* **Aim of the task**
Return all of the data exactly, with nothing left out but the pictures.

* **Records provided**
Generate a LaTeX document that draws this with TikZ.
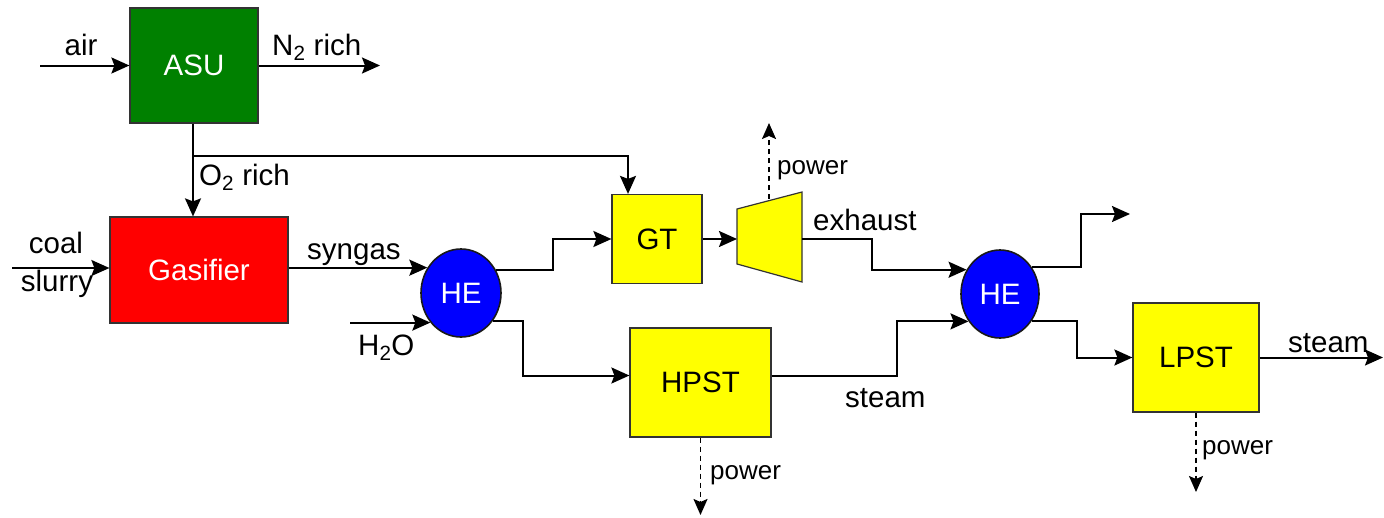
\documentclass[tikz,border=0pt]{standalone}
\usepackage{fontspec}
\setmainfont{Liberation Sans}
\usetikzlibrary{arrows.meta,shapes.geometric}
\definecolor{asugreen}{RGB}{0,128,0}
\definecolor{gasred}{RGB}{255,0,0}
\definecolor{heblue}{RGB}{0,0,255}
\definecolor{unityellow}{RGB}{255,255,0}
\begin{document}
\begin{tikzpicture}[x=1pt,y=-1pt,
    unit/.style={draw=black!80,line width=1.2pt,font=\fontsize{29.5}{34}\selectfont},
    hex/.style={ellipse,draw=black!90,line width=1.6pt,fill=heblue,text=white,minimum width=80pt,minimum height=88pt,inner sep=0pt,font=\fontsize{29.5}{34}\selectfont},
    flow/.style={line width=2pt,-{Stealth[length=18pt,width=16pt,inset=3pt]}},
    power/.style={line width=1.8pt,dash pattern=on 5pt off 4pt,-{Stealth[length=16pt,width=14pt,inset=3pt]}},
    lbl/.style={inner sep=0pt,font=\fontsize{29.5}{34}\selectfont},
    plbl/.style={inner sep=0pt,anchor=base west,font=\fontsize{26}{30}\selectfont}]
  \useasboundingbox (0,0) rectangle (1384,517);
  % units
  \node[unit,fill=asugreen,text=white,minimum width=128pt,minimum height=115pt] (asu) at (194,65.5) {ASU};
  \node[unit,fill=gasred,text=white,minimum width=178pt,minimum height=106pt] (gasifier) at (199,270) {Gasifier};
  \node[unit,fill=unityellow,minimum width=90pt,minimum height=89pt] (gt) at (657,239) {GT};
  \node[unit,fill=unityellow,minimum width=141pt,minimum height=109pt] (hpst) at (700.5,382.5) {HPST};
  \node[unit,fill=unityellow,minimum width=126pt,minimum height=109pt] (lpst) at (1196,357.5) {LPST};
  \node[hex] (he1) at (461,293) {HE};
  \node[hex,minimum width=78pt] (he2) at (1000,294) {HE};
  % turbine
  \draw[draw=black!80,line width=1.2pt,fill=unityellow] (737,209) -- (802,192) -- (802,282) -- (737,264) -- cycle;
  \coordinate (tbin) at (737,239);
  \coordinate (tbout) at (802,239);
  \coordinate (tbtop) at (769,199);
  % free ends
  \coordinate (airin) at (40,65.5);
  \coordinate (n2out) at (380,65.5);
  \coordinate (o2split) at (193,156);
  \coordinate (coalin) at (12,268);
  \coordinate (h2oin) at (350,322);
  \coordinate (exhout) at (1130,214);
  \coordinate (steamout) at (1383,357.5);
  \coordinate (tbpow) at (769,123);
  \coordinate (hpstpow) at (700.5,515);
  \coordinate (lpstpow) at (1196,492);
  % streams
  \draw[flow] (airin) -- (asu.west);
  \draw[flow] (asu.east) -- (n2out);
  \draw[flow] (asu.south -| o2split) -- (o2split |- gasifier.north);
  \draw[flow] (o2split) -| ([xshift=-29pt]gt.north);
  \draw[flow] (coalin) -- (gasifier.west |- coalin);
  \draw[flow] (gasifier.east |- he1.143) -- (he1.143);
  \draw[flow] (h2oin |- he1.-136) -- (he1.-136);
  \draw[flow] (he1.33) -- ++(57,0) |- (gt.west);
  \draw[flow] (he1.-42) -- ++(30,0) |- ([yshift=7pt]hpst.west);
  \draw[flow] (gt.east) -- (tbin);
  \draw[flow] (tbout) -- ++(70,0) |- (he2.144);
  \draw[flow] ([yshift=7pt]hpst.east) -- ++(125,0) |- (he2.-139);
  \draw[flow] (he2.41) -- ++(49,0) |- (exhout);
  \draw[flow] (he2.-41) -- ++(45,0) |- (lpst.west);
  \draw[flow] (lpst.east) -- (steamout);
  \draw[power] (tbtop) -- (tbpow);
  \draw[power] (hpst.south) -- (hpstpow);
  \draw[power] (lpst.south) -- (lpstpow);
  % labels
  \node[lbl,anchor=base] (airlbl) at (81,55) {air};
  \node[lbl,anchor=base west] (n2lbl) at (272,55) {N\textsubscript{2} rich};
  \node[lbl,anchor=base west] (o2lbl) at (199,185) {O\textsubscript{2} rich};
  \node[lbl,anchor=base] (coallbl) at (56,253) {coal};
  \node[lbl,anchor=base] (slurrylbl) at (57,291) {slurry};
  \node[lbl,anchor=base west] (synlbl) at (307,259) {syngas};
  \node[lbl,anchor=base west] (h2olbl) at (358,355) {H\textsubscript{2}O};
  \node[lbl,anchor=base west] (exhlbl) at (813,230) {exhaust};
  \node[lbl,anchor=base west] (stmlbl) at (845,407) {steam};
  \node[lbl,anchor=base west] (stmout) at (1288,352) {steam};
  \node[plbl] (pw1) at (777,174) {power};
  \node[plbl] (pw2) at (710,479) {power};
  \node[plbl] (pw3) at (1202,454) {power};
\end{tikzpicture}
\end{document}
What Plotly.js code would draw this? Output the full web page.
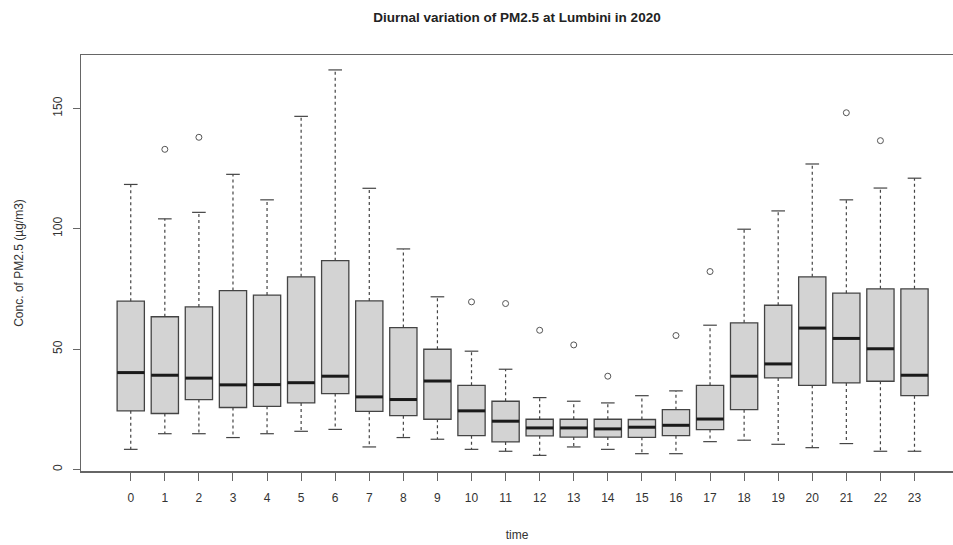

* **Worked solution**
Generate a LaTeX document that draws this with TikZ.
\documentclass[tikz,border=0pt]{standalone}
\usepackage{fontspec}
\setmainfont{Liberation Sans}
\usetikzlibrary{arrows.meta,shapes.geometric}
\definecolor{asugreen}{RGB}{0,128,0}
\definecolor{gasred}{RGB}{255,0,0}
\definecolor{heblue}{RGB}{0,0,255}
\definecolor{unityellow}{RGB}{255,255,0}
\begin{document}
\begin{tikzpicture}[x=1pt,y=-1pt,
    unit/.style={draw=black!80,line width=1.2pt,font=\fontsize{29.5}{34}\selectfont},
    hex/.style={ellipse,draw=black!90,line width=1.6pt,fill=heblue,text=white,minimum width=80pt,minimum height=88pt,inner sep=0pt,font=\fontsize{29.5}{34}\selectfont},
    flow/.style={line width=2pt,-{Stealth[length=18pt,width=16pt,inset=3pt]}},
    power/.style={line width=1.8pt,dash pattern=on 5pt off 4pt,-{Stealth[length=16pt,width=14pt,inset=3pt]}},
    lbl/.style={inner sep=0pt,font=\fontsize{29.5}{34}\selectfont},
    plbl/.style={inner sep=0pt,anchor=base west,font=\fontsize{26}{30}\selectfont}]
  \useasboundingbox (0,0) rectangle (1384,517);
  % units
  \node[unit,fill=asugreen,text=white,minimum width=128pt,minimum height=115pt] (asu) at (194,65.5) {ASU};
  \node[unit,fill=gasred,text=white,minimum width=178pt,minimum height=106pt] (gasifier) at (199,270) {Gasifier};
  \node[unit,fill=unityellow,minimum width=90pt,minimum height=89pt] (gt) at (657,239) {GT};
  \node[unit,fill=unityellow,minimum width=141pt,minimum height=109pt] (hpst) at (700.5,382.5) {HPST};
  \node[unit,fill=unityellow,minimum width=126pt,minimum height=109pt] (lpst) at (1196,357.5) {LPST};
  \node[hex] (he1) at (461,293) {HE};
  \node[hex,minimum width=78pt] (he2) at (1000,294) {HE};
  % turbine
  \draw[draw=black!80,line width=1.2pt,fill=unityellow] (737,209) -- (802,192) -- (802,282) -- (737,264) -- cycle;
  \coordinate (tbin) at (737,239);
  \coordinate (tbout) at (802,239);
  \coordinate (tbtop) at (769,199);
  % free ends
  \coordinate (airin) at (40,65.5);
  \coordinate (n2out) at (380,65.5);
  \coordinate (o2split) at (193,156);
  \coordinate (coalin) at (12,268);
  \coordinate (h2oin) at (350,322);
  \coordinate (exhout) at (1130,214);
  \coordinate (steamout) at (1383,357.5);
  \coordinate (tbpow) at (769,123);
  \coordinate (hpstpow) at (700.5,515);
  \coordinate (lpstpow) at (1196,492);
  % streams
  \draw[flow] (airin) -- (asu.west);
  \draw[flow] (asu.east) -- (n2out);
  \draw[flow] (asu.south -| o2split) -- (o2split |- gasifier.north);
  \draw[flow] (o2split) -| ([xshift=-29pt]gt.north);
  \draw[flow] (coalin) -- (gasifier.west |- coalin);
  \draw[flow] (gasifier.east |- he1.143) -- (he1.143);
  \draw[flow] (h2oin |- he1.-136) -- (he1.-136);
  \draw[flow] (he1.33) -- ++(57,0) |- (gt.west);
  \draw[flow] (he1.-42) -- ++(30,0) |- ([yshift=7pt]hpst.west);
  \draw[flow] (gt.east) -- (tbin);
  \draw[flow] (tbout) -- ++(70,0) |- (he2.144);
  \draw[flow] ([yshift=7pt]hpst.east) -- ++(125,0) |- (he2.-139);
  \draw[flow] (he2.41) -- ++(49,0) |- (exhout);
  \draw[flow] (he2.-41) -- ++(45,0) |- (lpst.west);
  \draw[flow] (lpst.east) -- (steamout);
  \draw[power] (tbtop) -- (tbpow);
  \draw[power] (hpst.south) -- (hpstpow);
  \draw[power] (lpst.south) -- (lpstpow);
  % labels
  \node[lbl,anchor=base] (airlbl) at (81,55) {air};
  \node[lbl,anchor=base west] (n2lbl) at (272,55) {N\textsubscript{2} rich};
  \node[lbl,anchor=base west] (o2lbl) at (199,185) {O\textsubscript{2} rich};
  \node[lbl,anchor=base] (coallbl) at (56,253) {coal};
  \node[lbl,anchor=base] (slurrylbl) at (57,291) {slurry};
  \node[lbl,anchor=base west] (synlbl) at (307,259) {syngas};
  \node[lbl,anchor=base west] (h2olbl) at (358,355) {H\textsubscript{2}O};
  \node[lbl,anchor=base west] (exhlbl) at (813,230) {exhaust};
  \node[lbl,anchor=base west] (stmlbl) at (845,407) {steam};
  \node[lbl,anchor=base west] (stmout) at (1288,352) {steam};
  \node[plbl] (pw1) at (777,174) {power};
  \node[plbl] (pw2) at (710,479) {power};
  \node[plbl] (pw3) at (1202,454) {power};
\end{tikzpicture}
\end{document}
What Plotly.js code would draw this? Output the full web page.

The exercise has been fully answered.